__What to work on__
Print the listing as it stands, omitting all images.

__Data excerpt__
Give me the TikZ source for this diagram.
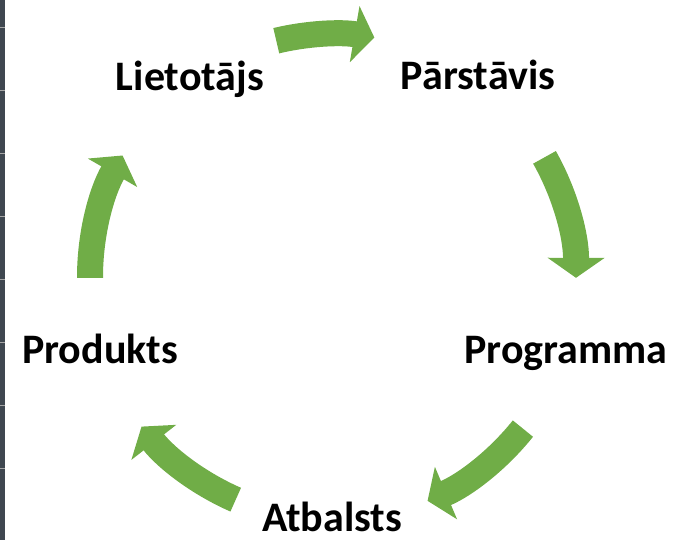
\documentclass[tikz,border=0pt]{standalone}
\usepackage{fontspec}
\setmainfont{Carlito}
\usetikzlibrary{arrows.meta}
\definecolor{cyclegreen}{HTML}{70AD47}
\definecolor{edgegray}{HTML}{3F4750}

\begin{document}
\begin{tikzpicture}[
  x=0.5pt,
  y=0.5pt,
  stage/.style={font=\fontsize{21}{25}\selectfont\bfseries, anchor=base, inner sep=0pt},
  cyc/.style={cyclegreen, line width=13pt, -{Triangle[length=10pt, width=28pt]}}
  ]
    \useasboundingbox (0,0) rectangle (689,540);

    % left border of the screenshot
    \fill[edgegray] (0,0) rectangle (5,540);
    \foreach \t in {72,135,198,261,324,387,450,513}
      \draw[gray!70, line width=0.4pt] (0,\t) -- (5,\t);

    % centre of the cycle
    \coordinate (c) at (333,263);

    % stages
    \node[stage] (lietotajs) at (190,449) {Lietotājs};
    \node[stage] (parstavis) at (478,450) {Pārstāvis};
    \node[stage] (programma) at (566,176) {Programma};
    \node[stage] (atbalsts) at (332,9) {Atbalsts};
    \node[stage] (produkts) at (100,176) {Produkts};

    % tails of the arrows
    \coordinate (t1) at ([shift={(103.5:243)}]c);
    \coordinate (t2) at ([shift={(29.5:243)}]c);
    \coordinate (t3) at ([shift={(-38.6:243)}]c);
    \coordinate (t4) at ([shift={(-113.6:243)}]c);
    \coordinate (t5) at ([shift={(180.2:243)}]c);

    % arrows
    \draw[cyc] (t1) arc[start angle=103.5, end angle=80.2, radius=243];
    \draw[cyc] (t2) arc[start angle=29.5, end angle=-0.2, radius=243];
    \draw[cyc] (t3) arc[start angle=-38.6, end angle=-67.1, radius=243];
    \draw[cyc] (t4) arc[start angle=-113.6, end angle=-142, radius=243];
    \draw[cyc] (t5) arc[start angle=180.2, end angle=150, radius=243];

\end{tikzpicture}
\end{document}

__Full answer__
Give me the TikZ source for this diagram.
\documentclass[tikz,border=0pt]{standalone}
\usepackage{fontspec}
\setmainfont{Carlito}
\usetikzlibrary{arrows.meta}
\definecolor{cyclegreen}{HTML}{70AD47}
\definecolor{edgegray}{HTML}{3F4750}

\begin{document}
\begin{tikzpicture}[
  x=0.5pt,
  y=0.5pt,
  stage/.style={font=\fontsize{21}{25}\selectfont\bfseries, anchor=base, inner sep=0pt},
  cyc/.style={cyclegreen, line width=13pt, -{Triangle[length=10pt, width=28pt]}}
  ]
    \useasboundingbox (0,0) rectangle (689,540);

    % left border of the screenshot
    \fill[edgegray] (0,0) rectangle (5,540);
    \foreach \t in {72,135,198,261,324,387,450,513}
      \draw[gray!70, line width=0.4pt] (0,\t) -- (5,\t);

    % centre of the cycle
    \coordinate (c) at (333,263);

    % stages
    \node[stage] (lietotajs) at (190,449) {Lietotājs};
    \node[stage] (parstavis) at (478,450) {Pārstāvis};
    \node[stage] (programma) at (566,176) {Programma};
    \node[stage] (atbalsts) at (332,9) {Atbalsts};
    \node[stage] (produkts) at (100,176) {Produkts};

    % tails of the arrows
    \coordinate (t1) at ([shift={(103.5:243)}]c);
    \coordinate (t2) at ([shift={(29.5:243)}]c);
    \coordinate (t3) at ([shift={(-38.6:243)}]c);
    \coordinate (t4) at ([shift={(-113.6:243)}]c);
    \coordinate (t5) at ([shift={(180.2:243)}]c);

    % arrows
    \draw[cyc] (t1) arc[start angle=103.5, end angle=80.2, radius=243];
    \draw[cyc] (t2) arc[start angle=29.5, end angle=-0.2, radius=243];
    \draw[cyc] (t3) arc[start angle=-38.6, end angle=-67.1, radius=243];
    \draw[cyc] (t4) arc[start angle=-113.6, end angle=-142, radius=243];
    \draw[cyc] (t5) arc[start angle=180.2, end angle=150, radius=243];

\end{tikzpicture}
\end{document}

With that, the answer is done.